Background and Methodology
A research team examined how the use of a generative AI assistant affected students’ brain activity during essay writing. The experiment involved three groups: one used the AI tool, another relied on a standard search engine without AI, and the third wrote without any digital assistance. While participants composed their essays, researchers measured brain activity with electrodes to assess mental connectivity.
Key Findings
The group that wrote without digital assistance displayed the highest levels of neural connectivity, indicating deeper mental engagement. In contrast, the AI‑assisted group showed the lowest connectivity, suggesting that the tool allowed participants to operate on “autopilot.” When the roles were reversed—giving the previously unaided group access to the AI and asking the AI‑experienced group to write without assistance—the former improved their essays while the latter struggled to recall their earlier work.
Overall, the study observed that participants who relied on the AI spent less time on their essays and often resorted to copy‑and‑paste approaches. Reviewers noted that AI‑generated essays lacked original thought and perceived “soul.” The researchers cautioned that these outcomes reflect mental shortcuts rather than permanent brain decay, and they highlighted the study’s limited scope.
Implications for Education and Critical Thinking
The results suggest that overreliance on large language models could reduce the depth of cognitive processing required for tasks like writing. This raises broader concerns about the erosion of critical thinking skills, especially if users accept AI output at face value without questioning underlying assumptions or biases. The study’s authors urged educators, journalists, and the public to maintain a skeptical stance toward both AI‑generated content and sensationalist media coverage.

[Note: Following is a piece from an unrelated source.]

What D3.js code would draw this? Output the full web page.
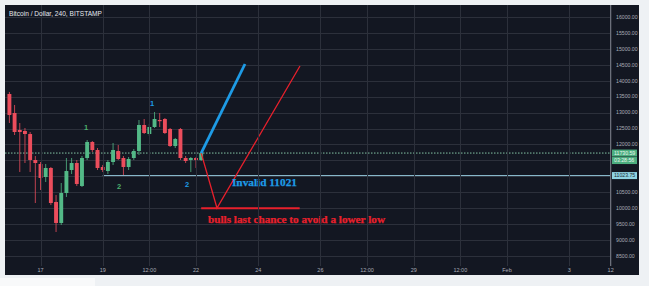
<!DOCTYPE html>
<html><head><meta charset="utf-8">
<script src="https://cdn.jsdelivr.net/npm/d3@7"></script>
<style>html,body{margin:0;padding:0;background:#eef1f4;} svg{display:block}</style>
</head><body>
<svg id="c" width="649" height="286"></svg>
<script>
const title = "Bitcoin / Dollar, 240, BITSTAMP";
const firstCandle = "2018-01-16T00:00:00";
const opens  = [13584,12987,12454,12423,12328,11513,11387,10979,11262,10195,9536,10477,11199,11418,10697,11575,12078,11826,11293,11167,11450,11795,11575,11293,11575,11795,12611,12328,12548,12768,12799,12486,11952,12486,11575,11513,11575,11513];
const highs  = [13647,13239,12674,12517,12391,11638,11450,11387,11293,10414,10791,11575,11575,11513,11638,12140,12109,11889,11356,11513,12046,11983,11638,11607,11858,12768,12799,12642,13019,12987,12831,12517,12203,12517,11638,11607,11607,11764];
const lows   = [12674,12297,11136,11418,11136,10163,10571,10822,10101,9253,9473,10352,11073,10697,10665,11513,11764,11199,11136,11073,11356,11513,11042,11199,11513,11670,12328,12266,12517,12548,12328,11921,11889,11513,11418,11136,11262,11481];
const closes = [12925,12391,12391,12328,11513,11418,10948,11262,10163,9536,10477,11167,11418,10760,11575,12078,11826,11262,11199,11450,11826,11544,11293,11544,11795,12611,12360,12548,12799,12736,12360,11952,12172,11575,11481,11575,11513,11730.59];

const yTicks = [8500,9000,9500,10000,10500,11000,11500,12000,12500,13000,13500,14000,14500,15000,15500,16000];
const yTickLabelsHidden = [11000,11500];
const xTickDates  = ["2018-01-17T00:00:00","2018-01-19T00:00:00","2018-01-20T12:00:00","2018-01-22T00:00:00","2018-01-24T00:00:00","2018-01-26T00:00:00","2018-01-27T12:00:00","2018-01-29T00:00:00","2018-01-30T12:00:00","2018-02-01T00:00:00","2018-02-03T00:00:00","2018-02-04T08:00:00"];
const xTickLabels = ["17","19","12:00","22","24","26","12:00","29","12:00","Feb","3","12"];

const lastPrice = 11730.59;
const countdown = "03:28:56";
const invalidLevel = 11023.75;
const invalidStart = "2018-01-19T00:00:00";

const blueArrow = [["2018-01-22T04:00:00",11730],["2018-01-23T13:48:00",14525]];
const redPath   = [["2018-01-22T04:00:00",11730],["2018-01-22T16:12:00",10006],["2018-01-25T08:15:00",14462]];
const redLevel  = [["2018-01-22T04:00:00",10000],["2018-01-25T08:00:00",10000]];

const waveLabels = [
  {text:"1", time:"2018-01-18T11:06:00", price:12548, color:"#4caf6e"},
  {text:"2", time:"2018-01-19T12:34:00", price:10697, color:"#4caf6e"},
  {text:"1", time:"2018-01-20T14:02:00", price:13301, color:"#1e9be6"},
  {text:"2", time:"2018-01-21T17:04:00", price:10760, color:"#1e9be6"}
];
const notes = [
  {text:"Invalid 11021", time:"2018-01-23T03:45:00", price:10822, color:"#1e9be6", size:11, len:65},
  {text:"bulls last chance to avoid a lower low", time:"2018-01-22T09:16:00", price:9646, color:"#e8202c", size:10.5, len:177}
];

const svg = d3.select("#c");
const P = {l:5, t:5, r:610, b:265, outerR:639, outerB:275};
const parse = s => new Date(s);

const x = d3.scaleTime().domain([parse("2018-01-15T20:36:00"), parse("2018-02-04T07:30:00")]).range([P.l, P.r]);
const y = d3.scaleLinear().domain([8500,16000]).range([256,17]);

svg.append("rect").attr("x",P.l).attr("y",P.t).attr("width",P.outerR-P.l).attr("height",P.outerB-P.t).attr("fill","#131722");
svg.append("rect").attr("x",0).attr("y",278).attr("width",95).attr("height",8).attr("fill","#f8f9fa");

svg.append("clipPath").attr("id","pc").append("rect").attr("x",P.l).attr("y",P.t).attr("width",P.r-P.l).attr("height",P.b-P.t);
const plot = svg.append("g").attr("clip-path","url(#pc)");

// grid
plot.selectAll(".hg").data(yTicks).enter().append("line")
  .attr("x1",P.l).attr("x2",P.r).attr("y1",d=>Math.round(y(d))+0.5).attr("y2",d=>Math.round(y(d))+0.5)
  .attr("stroke","#2c303b").attr("stroke-width",1);
svg.selectAll(".vg").data(xTickDates).enter().append("line")
  .attr("x1",d=>Math.round(x(parse(d)))+0.5).attr("x2",d=>Math.round(x(parse(d)))+0.5)
  .attr("y1",P.t).attr("y2",P.b+1).attr("stroke","#2c303b").attr("stroke-width",1);

// x labels
svg.selectAll(".xl").data(xTickDates).enter().append("text")
  .attr("x",d=>x(parse(d))).attr("y",272).attr("text-anchor","middle")
  .attr("font-family","Liberation Sans, Arial, sans-serif").attr("font-size",5.5).attr("fill","#a9adb8")
  .text((d,i)=>xTickLabels[i]);

// axis line
svg.append("line").attr("x1",P.r+0.5).attr("x2",P.r+0.5).attr("y1",P.t).attr("y2",P.b+1).attr("stroke","#6c707b");

// y labels
svg.selectAll(".yl").data(yTicks.filter(d=>!yTickLabelsHidden.includes(d))).enter().append("text")
  .attr("x",616).attr("y",d=>y(d)).attr("dy","0.35em")
  .attr("font-family","Liberation Sans, Arial, sans-serif").attr("font-size",5.2).attr("fill","#a9adb8")
  .text(d=>d3.format(".2f")(d));

// current price dotted
plot.append("line").attr("x1",P.l).attr("x2",P.r).attr("y1",y(lastPrice)).attr("y2",y(lastPrice))
  .attr("stroke","#8fd8b2").attr("stroke-width",0.9).attr("stroke-dasharray","1.5,1.5");
// invalid level line
plot.append("line").attr("x1",x(parse(invalidStart))).attr("x2",P.r).attr("y1",y(invalidLevel)).attr("y2",y(invalidLevel))
  .attr("stroke","#8fc3d6").attr("stroke-width",1);

// candles
const t0 = parse(firstCandle);
const idx = d3.range(opens.length);
const cx = i => x(d3.timeHour.offset(t0, 4*i));
const green = "#53b987", red = "#eb4d5c";
const cg = plot.append("g");
cg.selectAll(".w").data(idx).enter().append("line")
  .attr("x1",i=>cx(i)).attr("x2",i=>cx(i)).attr("y1",i=>y(highs[i])).attr("y2",i=>y(lows[i]))
  .attr("stroke",i=>closes[i]>=opens[i]?green:red).attr("stroke-width",0.8);
const bw = 3.9;
cg.selectAll(".b").data(idx).enter().append("rect")
  .attr("x",i=>cx(i)-bw/2).attr("width",bw)
  .attr("y",i=>y(Math.max(opens[i],closes[i])))
  .attr("height",i=>Math.max(1.2,Math.abs(y(opens[i])-y(closes[i]))))
  .attr("fill",i=>closes[i]>=opens[i]?green:red);

// drawings
const line = d3.line().x(d=>x(parse(d[0]))).y(d=>y(d[1]));
plot.append("path").attr("d",line(redLevel)).attr("fill","none").attr("stroke","#e8202c").attr("stroke-width",2);
plot.append("path").attr("d",line(redPath)).attr("fill","none").attr("stroke","#e8202c").attr("stroke-width",1.3);
plot.append("path").attr("d",line(blueArrow)).attr("fill","none").attr("stroke","#1e9be6").attr("stroke-width",2.8);

// wave labels
plot.selectAll(".wl").data(waveLabels).enter().append("text")
  .attr("x",d=>x(parse(d.time))).attr("y",d=>y(d.price)).attr("dy","0.35em").attr("text-anchor","middle")
  .attr("font-family","Liberation Sans, Arial, sans-serif").attr("font-weight","bold").attr("font-size",7.5)
  .attr("fill",d=>d.color).text(d=>d.text);

// notes
plot.selectAll(".nt").data(notes).enter().append("text")
  .attr("x",d=>x(parse(d.time))).attr("y",d=>y(d.price)).attr("dy","0.35em")
  .attr("font-family","Liberation Serif, Times New Roman, serif").attr("font-weight","bold").attr("font-size",d=>d.size)
  .attr("textLength",d=>d.len).attr("lengthAdjust","spacingAndGlyphs")
  .attr("stroke",d=>d.color).attr("stroke-width",0.25)
  .attr("fill",d=>d.color).text(d=>d.text);

// title
svg.append("text").attr("x",9).attr("y",16).attr("font-family","Liberation Sans, Arial, sans-serif")
  .attr("font-size",6.6).attr("fill","#e6e8ee").attr("textLength",93).attr("lengthAdjust","spacingAndGlyphs").text(title);

// price boxes
function box(price, dy, h, fill, txt, txtColor){
  const yc = y(price) + dy;
  svg.append("rect").attr("x",612).attr("y",yc-h/2).attr("width",25).attr("height",h).attr("fill",fill);
  svg.append("text").attr("x",614).attr("y",yc).attr("dy","0.35em").attr("font-family","Liberation Sans, Arial, sans-serif")
    .attr("font-size",5.2).attr("fill",txtColor).text(txt);
}
box(lastPrice, 0, 7, "#4cae7f", d3.format(".2f")(lastPrice), "#e9f7ef");
box(lastPrice, 7.5, 7, "#4cae7f", countdown, "#e9f7ef");
box(invalidLevel, 0, 7, "#8fd3e3", d3.format(".2f")(invalidLevel), "#1a2a33");
</script>
</body></html>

Responsibility and Bias Considerations
Addressing these challenges involves more than technical fixes; it requires a deliberate effort to define and enforce standards for bias and fairness in AI systems. Experts highlighted that bias is a subjective concept that varies across individuals and organizations, underscoring the need for clear principles when evaluating data and model outputs.
Call for Further Research
Given the study’s small scale, the researchers emphasized the necessity of larger, more comprehensive investigations into how AI tools influence learning and cognition. They also called for responsible communication of research findings to avoid misleading headlines that could distort public perception.